Sir, I love the concept. I'm from India and tried to download an app from my Ipad but it says that Ithe said app is no5 available for Indian sites pls check n do the needful.

Hi, this is Pat from Mendr. Thank you for your kind words and interest in the app. I'll have India added tomorrow!

I would imagine this service is not geared towards actual successful "professional" Photoshop users, but rather younger kids who have learned how to remove items from the backgrounds, change the colors of things, and smooth skin. Or rather, that is who it will attract as editors. I had access to Photoshop 2 when I was in college and I wowed everyone with my horrible Photoshop skills. The 25-years-ago me would have worked on images for a few bucks to buy something better than Ramen noodles for lunch. It's a cool idea, I wish the makers of the product all the best.

My hope is that the owners' commitment to a quality product and future plans to provide continuing education will actually help elevate more novice editors skills. It's also a quite nice way for someone like me (with a full time desk job) to make lunch money every week. I'll be interested in seeing where it goes as its user base scales.

In my crystal ball I see Mendr farms popping up in India with illegal copies of photoshop with hundreds of workers that paint their asses off for a penny an hour...
I hate the idea. Cheap will always be cheap.

This a million times. And it doesn't even make sense to be an app. Its an app for the sake of being an app. Uber and Lyft work because they need the geographic location. This is just another Fiverr for no reason.

If phones are the #1 photo platform in the world, why would it be anything but an app?

Also, have you ever actually used Fiverr? Process is way more convoluted and focused on an entirely different user base.

My problem with idea of Mendr is not how much I could earn but how it would affect my business as a freelance photographer/retoucher. If people can pay pennies for professional quality edits using Mendr, why they would hire me and pay me what the job is really worth in time, skill, effort and software licence? I think you ultimately undervalue any talented photo editors skill by selling it cheap. Unless the quality expected is lower than fully priced work I am against.
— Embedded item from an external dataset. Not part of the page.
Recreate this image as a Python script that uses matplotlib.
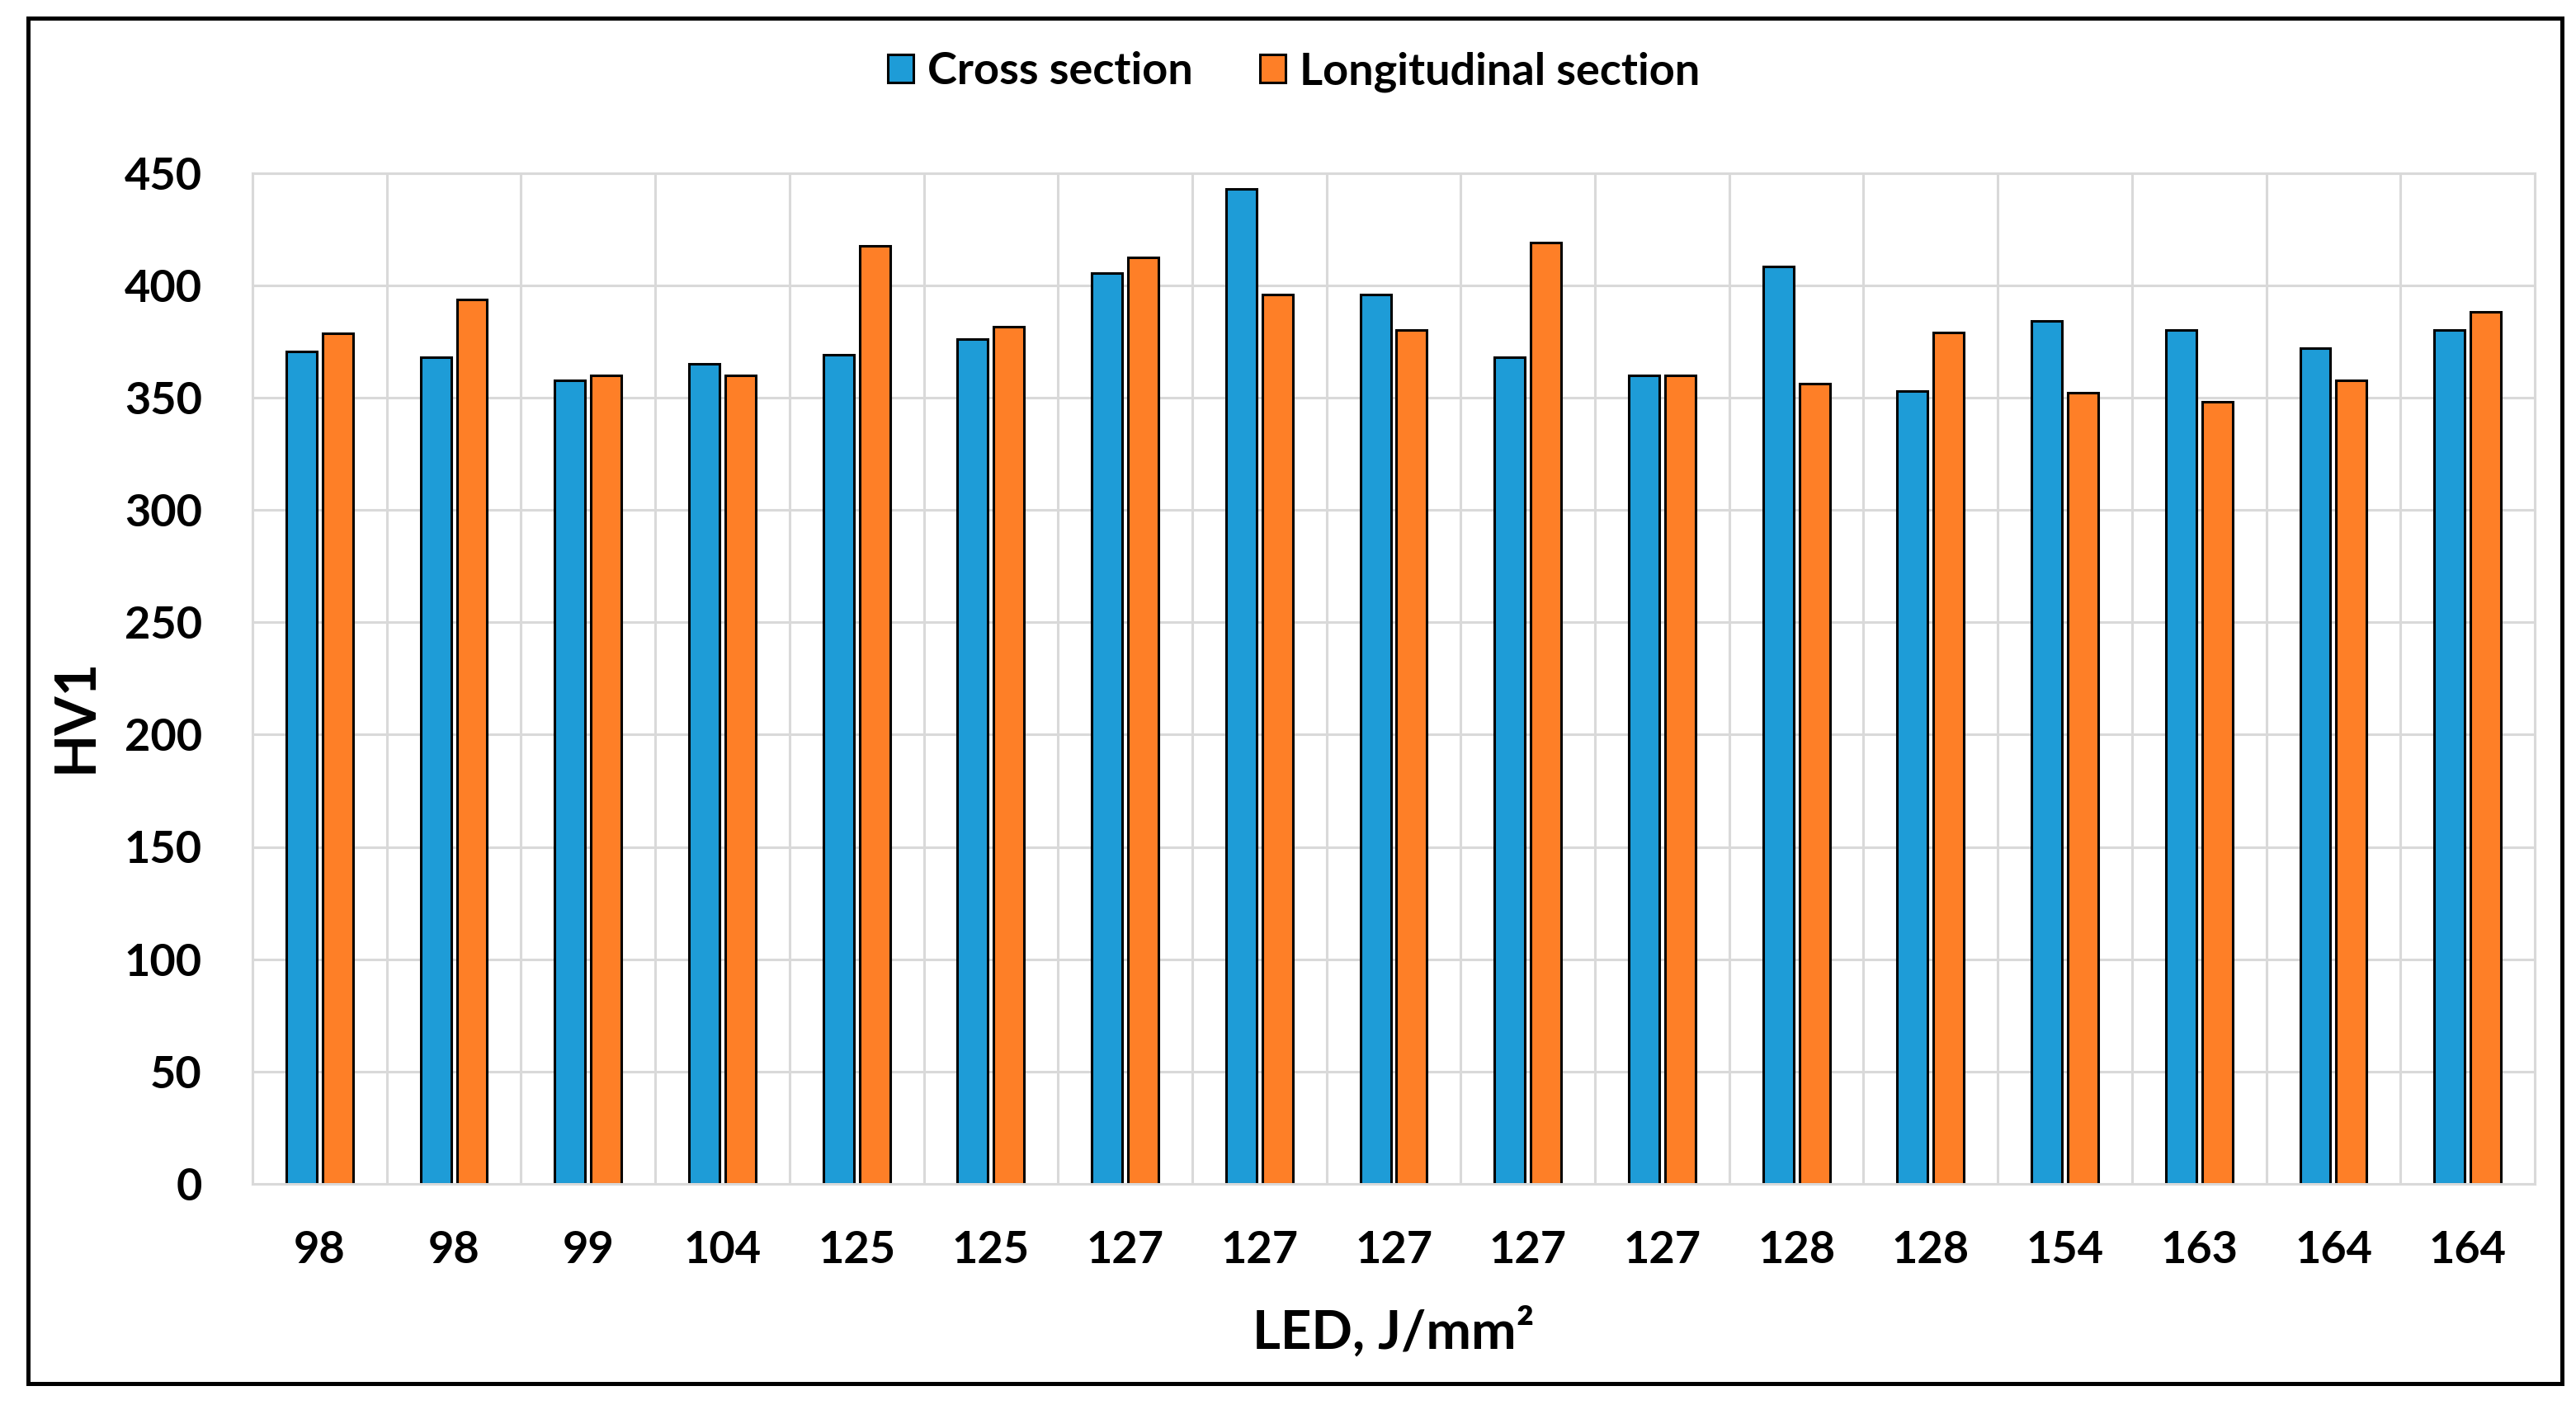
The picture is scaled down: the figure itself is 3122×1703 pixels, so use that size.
import matplotlib.pyplot as plt
from matplotlib.patches import Rectangle, Patch

plt.rcParams['font.family'] = ['Lato', 'DejaVu Sans']
plt.rcParams['font.weight'] = 'bold'

# LED values (J/mm2) shown under each group
led = ['98', '98', '99', '104', '125', '125', '127', '127', '127',
       '127', '127', '128', '128', '154', '163', '164', '164']

# hardness HV1
cross = [370.5, 368, 357.5, 365, 369, 376, 405.5, 443, 396,
         368, 360, 408.5, 353, 384, 380, 372, 380]
longit = [378.5, 393.5, 360, 360, 417.5, 381.5, 412.5, 396, 380,
          419, 360, 356, 379, 352, 348, 357.5, 388]

blue = '#1E9CD7'
orange = '#FE7F27'
grid_col = '#D9D9D9'

W, H = 3122, 1703
fig = plt.figure(figsize=(W / 100, H / 100), dpi=100)
ax = fig.add_axes([306 / W, 1 - 1435 / H, (3072 - 306) / W, (1435 - 209.5) / H])

x = list(range(len(led)))
bw = 0.227
off = 0.135
ax.bar([i - off for i in x], cross, width=bw, color=blue, edgecolor='black', linewidth=2.2)
ax.bar([i + off for i in x], longit, width=bw, color=orange, edgecolor='black', linewidth=2.2)

# axes, ticks and grid
ax.set_xlim(-0.5, len(led) - 0.5)
ax.set_ylim(0, 450)
ax.set_yticks(range(0, 451, 50))
ax.set_xticks(x)
ax.set_xticklabels(led)
ax.set_xticks([i - 0.5 for i in range(len(led) + 1)], minor=True)
ax.tick_params(axis='both', which='both', length=0, labelsize=39)
ax.tick_params(axis='x', which='major', pad=40)
ax.tick_params(axis='y', which='major', pad=44)
ax.set_axisbelow(True)
ax.grid(axis='y', which='major', color=grid_col, linewidth=2.2)
ax.grid(axis='x', which='minor', color=grid_col, linewidth=2.2)
for s in ax.spines.values():
    s.set_color(grid_col)
    s.set_linewidth(2.2)

# axis titles
fig.text(92 / W, 1 - 823 / H, 'HV1', rotation=90, ha='center', va='center_baseline',
         fontsize=49, fontweight='bold')
fig.text(1689 / W, 1 - 1635 / H, 'LED, J/mm²', ha='center', va='baseline',
         fontsize=47, fontweight='bold')

# legend at the top
handles = [Patch(facecolor=blue, edgecolor='black', linewidth=2.2),
           Patch(facecolor=orange, edgecolor='black', linewidth=2.2)]
fig.legend(handles, ['Cross section', 'Longitudinal section'], loc='center',
           bbox_to_anchor=(1568 / W, 1 - 87 / H), ncol=2, frameon=False,
           fontsize=39, handlelength=0.57, handleheight=0.6,
           handletextpad=0.31, columnspacing=1.5)

# black frame around the whole chart
fig.patches.append(Rectangle((34 / W, 1 - 1677 / H), (3105 - 34) / W, (1677 - 22) / H,
                             transform=fig.transFigure, fill=False,
                             edgecolor='black', linewidth=3.6))

fig.savefig('out.png', dpi=100)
Ola, fair concern. I would say that Mendr is squarely targeted at mobile users who are shooting images on their phones. From a business standpoint, someone who would go to the trouble of transferring images to their phone and having them edited through an app just to save some money probably wasn't ever going to be your customer in the first place.

In the past few months that I've been editing on Mendr I've only had one "client" who was requesting edits (extractions of product photos) that fell into the pro-realm you're talking about; and that user was working with iPhone shots that looked liked they had taken themselves. Everything else has been stuff no one in their right minds would pay a full time editor to do (remove power lines, remove a person, remove a sign, lots of removing!)

I took the first test cause I was curious for some possible supplemental income. Okay, I looked at the second and third test, and it says I have to require a background for composite. A "merge" file is not given to us in the download. Why am I suppose to supply the alternate background for the composite? That makes no sense. If I have to supply a background image then I am either shooting the image myself, paying someone else (a stock agency for the image) or stealing if from the web (which is illegal). That to me is what does not make sense. Also their last test with the "boxer." Find a boxing ring to fit him into, really? Where will I get a background image that matches the perspective of the male model punching thin air? Alamy had one that might work and it was $19.99. Far higher than what people are offering for the retouching services.